Shriver has this deft, delicate, inimitable touch that allows her to balance the scales of personality just so. Her characters are familiar and fascinating and rooted and totally bizarre. We never encounter people like these, but it feels like we could.

You don’t necessarily want to, mind - Shriver is not a sentimentalist about her characters and they’re not all appealing. In fact, I suspect she actively dislikes some of them. I certainly do.

Eaton Striker, for instance, is a cold bastard. Probably sociopathic. I knew he was trouble the second he showed up to hear the band. And I was right.

Then there’s Checker Secretti. He’d get on my nerves, if I ever had to spend any time with him in the flesh - that effortless genius; that constant, careless, grinding cheer. I’d beat him with my shoe. While Eaton remains unredeemed, though, Checker can be forgiven. It’s easier to see his quirks as part of a whole, a human being, because he’s the main character. We see the world through his eyes.

Besides, his earnest optimisim is charming. Sometimes. And we all have our faults. Glass houses, and all that.

Shriver takes these two very different people – one an immovable object, the other an irrisistable force, as she puts it – and sets them against each other. 

Checker is the center of this universe.
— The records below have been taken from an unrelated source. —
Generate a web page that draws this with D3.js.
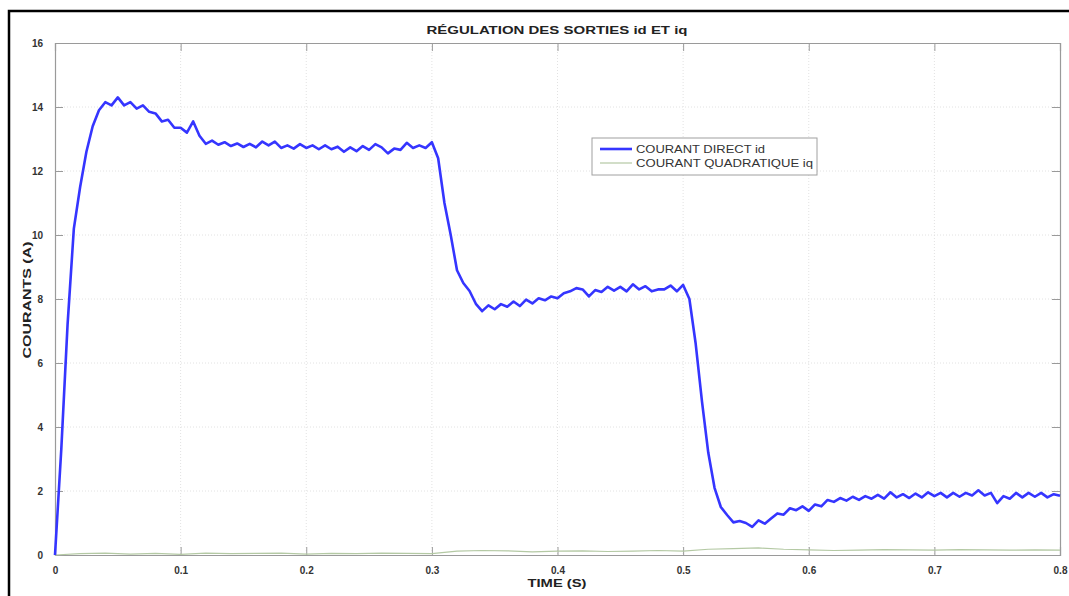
<!DOCTYPE html>
<html>
<head>
<meta charset="utf-8">
<script src="https://cdn.jsdelivr.net/npm/d3@7"></script>
<style>
  html, body { margin: 0; padding: 0; background: #fff; }
  svg { display: block; }
  text { font-family: "Liberation Sans", Arial, sans-serif; }
</style>
</head>
<body>
<svg id="chart" width="1069" height="596"></svg>
<script>
// ---------- DATA ----------
const chartTitle = "RÉGULATION DES SORTIES id ET iq";
const xLabel = "TIME (S)";
const yLabel = "COURANTS (A)";
const seriesNames = ["COURANT DIRECT id", "COURANT QUADRATIQUE iq"];

const xTicks = [0, 0.1, 0.2, 0.3, 0.4, 0.5, 0.6, 0.7, 0.8];
const yTicks = [0, 2, 4, 6, 8, 10, 12, 14, 16];

const idTime = [
  0.000,0.005,0.010,0.015,0.020,0.025,0.030,0.035,0.040,0.045,
  0.050,0.055,0.060,0.065,0.070,0.075,0.080,0.085,0.090,0.095,
  0.100,0.105,0.110,0.115,0.120,0.125,0.130,0.135,0.140,0.145,
  0.150,0.155,0.160,0.165,0.170,0.175,0.180,0.185,0.190,0.195,
  0.200,0.205,0.210,0.215,0.220,0.225,0.230,0.235,0.240,0.245,
  0.250,0.255,0.260,0.265,0.270,0.275,0.280,0.285,0.290,0.295,
  0.300,0.305,0.310,0.315,0.320,0.325,0.330,0.335,0.340,0.345,
  0.350,0.355,0.360,0.365,0.370,0.375,0.380,0.385,0.390,0.395,
  0.400,0.405,0.410,0.415,0.420,0.425,0.430,0.435,0.440,0.445,
  0.450,0.455,0.460,0.465,0.470,0.475,0.480,0.485,0.490,0.495,
  0.500,0.505,0.510,0.515,0.520,0.525,0.530,0.535,0.540,0.545,
  0.550,0.555,0.560,0.565,0.570,0.575,0.580,0.585,0.590,0.595,
  0.600,0.605,0.610,0.615,0.620,0.625,0.630,0.635,0.640,0.645,
  0.650,0.655,0.660,0.665,0.670,0.675,0.680,0.685,0.690,0.695,
  0.700,0.705,0.710,0.715,0.720,0.725,0.730,0.735,0.740,0.745,
  0.750,0.755,0.760,0.765,0.770,0.775,0.780,0.785,0.790,0.795,
  0.800
];
const idValues = [
  0.0, 3.3, 7.2, 10.2, 11.5, 12.6, 13.4, 13.9, 14.15, 14.05,
  14.3, 14.05, 14.15, 13.95, 14.05, 13.85, 13.8, 13.55, 13.6, 13.35,
  13.35, 13.2, 13.55, 13.1, 12.85, 12.95, 12.82, 12.9, 12.78, 12.86,
  12.75, 12.85, 12.74, 12.92, 12.8, 12.92, 12.72, 12.8, 12.7, 12.84,
  12.72, 12.8, 12.68, 12.8, 12.68, 12.76, 12.6, 12.74, 12.62, 12.78,
  12.66, 12.84, 12.74, 12.55, 12.7, 12.66, 12.88, 12.72, 12.8, 12.72,
  12.9, 12.4, 11.0, 10.0, 8.9, 8.5, 8.25, 7.85, 7.62, 7.8,
  7.68, 7.84, 7.76, 7.92, 7.78, 7.98, 7.86, 8.02, 7.96, 8.08,
  8.02, 8.18, 8.24, 8.34, 8.3, 8.08, 8.28, 8.22, 8.38, 8.26,
  8.38, 8.24, 8.46, 8.3, 8.4, 8.24, 8.3, 8.3, 8.42, 8.24,
  8.44, 8.0, 6.6, 4.8, 3.2, 2.1, 1.5, 1.25, 1.02, 1.06,
  1.0, 0.88, 1.08, 0.98, 1.14, 1.3, 1.26, 1.46, 1.4, 1.52,
  1.38, 1.58, 1.52, 1.72, 1.66, 1.78, 1.7, 1.82, 1.72, 1.84,
  1.76, 1.88, 1.76, 1.96, 1.8, 1.9, 1.78, 1.92, 1.8, 1.96,
  1.84, 1.94, 1.8, 1.94, 1.82, 1.94, 1.86, 2.02, 1.86, 1.94,
  1.62, 1.84, 1.76, 1.94, 1.8, 1.94, 1.82, 1.94, 1.8, 1.9,
  1.85
];

const iqTime = [
  0.00,0.02,0.04,0.06,0.08,0.10,0.12,0.14,0.16,0.18,
  0.20,0.22,0.24,0.26,0.28,0.30,0.32,0.34,0.36,0.38,
  0.40,0.42,0.44,0.46,0.48,0.50,0.52,0.54,0.56,0.58,
  0.60,0.62,0.64,0.66,0.68,0.70,0.72,0.74,0.76,0.78,
  0.80
];
const iqValues = [
  0.0, 0.04, 0.06, 0.03, 0.05, 0.02, 0.06, 0.04, 0.05, 0.06,
  0.03, 0.05, 0.04, 0.06, 0.05, 0.04, 0.12, 0.14, 0.13, 0.10,
  0.12, 0.13, 0.11, 0.12, 0.14, 0.12, 0.18, 0.20, 0.22, 0.18,
  0.16, 0.14, 0.15, 0.17, 0.16, 0.15, 0.17, 0.16, 0.15, 0.16,
  0.15
];

// ---------- LAYOUT ----------
const svg = d3.select("#chart");
const W = 1069, H = 596;
const m = { left: 55, right: 1060, top: 43, bottom: 555 };

const x = d3.scaleLinear().domain([0, 0.8]).range([m.left, m.right]);
const y = d3.scaleLinear().domain([0, 16]).range([m.bottom, m.top]);

// outer black frame
svg.append("rect").attr("x", 9).attr("y", 11).attr("width", W + 50).attr("height", H + 50)
  .attr("fill", "none").attr("stroke", "#000").attr("stroke-width", 2.5);

// grid
const grid = svg.append("g");
grid.selectAll(".gx").data(xTicks.slice(1, -1)).enter().append("line")
  .attr("x1", d => x(d)).attr("x2", d => x(d)).attr("y1", m.top).attr("y2", m.bottom)
  .attr("stroke", "#e2e2e2").attr("stroke-width", 1).attr("stroke-dasharray", "1,2");
grid.selectAll(".gy").data(yTicks.slice(1, -1)).enter().append("line")
  .attr("x1", m.left).attr("x2", m.right).attr("y1", d => y(d)).attr("y2", d => y(d))
  .attr("stroke", "#e2e2e2").attr("stroke-width", 1).attr("stroke-dasharray", "1,2");

// axes (ticks inside, MATLAB style)
const axisColor = "#9a9a9a";
const tickLen = 8;
const axB = svg.append("g").attr("transform", `translate(0,${m.bottom})`)
  .call(d3.axisBottom(x).tickValues(xTicks).tickSize(-tickLen).tickPadding(tickLen + 4)
    .tickFormat(d => d === 0 ? "0" : d3.format(".1f")(d)));
const axT = svg.append("g").attr("transform", `translate(0,${m.top})`)
  .call(d3.axisTop(x).tickValues(xTicks).tickSize(-tickLen).tickFormat(""));
const axL = svg.append("g").attr("transform", `translate(${m.left},0)`)
  .call(d3.axisLeft(y).tickValues(yTicks).tickSize(-tickLen).tickPadding(tickLen + 4));
const axR = svg.append("g").attr("transform", `translate(${m.right},0)`)
  .call(d3.axisRight(y).tickValues(yTicks).tickSize(-tickLen).tickFormat(""));
[axB, axT, axL, axR].forEach(a => {
  a.selectAll("path.domain").attr("stroke", axisColor).attr("stroke-width", 1.2);
  a.selectAll(".tick line").attr("stroke", axisColor).attr("stroke-width", 1);
  a.selectAll(".tick text").attr("fill", "#333").attr("font-size", 10)
    .attr("font-weight", "bold").attr("font-family", "Liberation Sans, Arial, sans-serif");
});

// lines
const lineGen = d3.line().x(d => x(d[0])).y(d => y(d[1]));
const iqData = iqTime.map((t, i) => [t, iqValues[i]]);
const idData = idTime.map((t, i) => [t, idValues[i]]);

svg.append("path").datum(iqData).attr("d", lineGen)
  .attr("fill", "none").attr("stroke", "#b4c9a4").attr("stroke-width", 1.2);
svg.append("path").datum(idData).attr("d", lineGen)
  .attr("fill", "none").attr("stroke", "#3535ff").attr("stroke-width", 2.6)
  .attr("stroke-linejoin", "round");

// title & labels
svg.append("text").attr("x", 557).attr("y", 34).attr("text-anchor", "middle")
  .attr("font-size", 11).attr("font-weight", "bold").attr("fill", "#222")
  .attr("textLength", 261).attr("lengthAdjust", "spacingAndGlyphs").text(chartTitle);
svg.append("text").attr("x", 557).attr("y", 587).attr("text-anchor", "middle")
  .attr("font-size", 11).attr("font-weight", "bold").attr("fill", "#222")
  .attr("textLength", 59).attr("lengthAdjust", "spacingAndGlyphs").text(xLabel);
svg.append("text").attr("transform", "translate(31,300) rotate(-90)").attr("text-anchor", "middle")
  .attr("font-size", 11).attr("font-weight", "bold").attr("fill", "#222")
  .attr("textLength", 117).attr("lengthAdjust", "spacingAndGlyphs").text(yLabel);

// legend
const lg = svg.append("g");
lg.append("rect").attr("x", 592).attr("y", 138).attr("width", 225).attr("height", 37)
  .attr("fill", "#fff").attr("stroke", "#a0a0a0").attr("stroke-width", 1);
const legendColors = ["#3535ff", "#b4c9a4"];
const legendWidths = [2.6, 1.2];
const legendTextLen = [129, 177];
seriesNames.forEach((name, i) => {
  const yy = 149 + i * 14;
  lg.append("line").attr("x1", 600).attr("x2", 632).attr("y1", yy).attr("y2", yy)
    .attr("stroke", legendColors[i]).attr("stroke-width", legendWidths[i]);
  lg.append("text").attr("x", 636).attr("y", yy + 3.5).attr("font-size", 10)
    .attr("fill", "#333").attr("textLength", legendTextLen[i])
    .attr("lengthAdjust", "spacingAndGlyphs").text(name);
});
</script>
</body>
</html>
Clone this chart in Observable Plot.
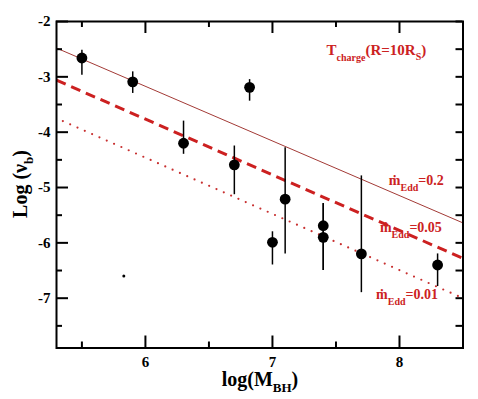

He’s young and beautiful and a transcendent percussionist. Life fascinates and beguiles him; he fascinates and beguiles everyone else. His band, the Derailleurs, is a local institution with a passionate, if limited, following.

And that’s all Checker needs. He doesn’t want to record an album or headline bigger gigs. He just wants to play. And the other Derailleurs bow to his deeply-rooted, deeply-felt instincts.

Enter Eaton, all discipline and manicured, manipulative cunning. He’s the only one who doesn’t fall under Checker’s spell; in fact, he immediately sets about undermining Checker’s power. Eaton is easy to hate – you want Checker to be as charming as he seems to be. But Eaton is also the only one to recognize the darkness inherent in Checker’s manical light.

Now that I’m finished Checker and the Derailleurs, I miss every one of those nihlistic songbirds. Shriver makes them so specific that, once you’re done, the absence resonates with their words and actions, their flaws and foibles and surprising strengths. And whether any of it jives with you, a bond is forged. Makes you reluctant to turn that last page.

But once you start, you just have to know how it ends. Shriver is that good.

So read Checker and the Derailleurs. Then read everything else Shriver has ever written. Trust me.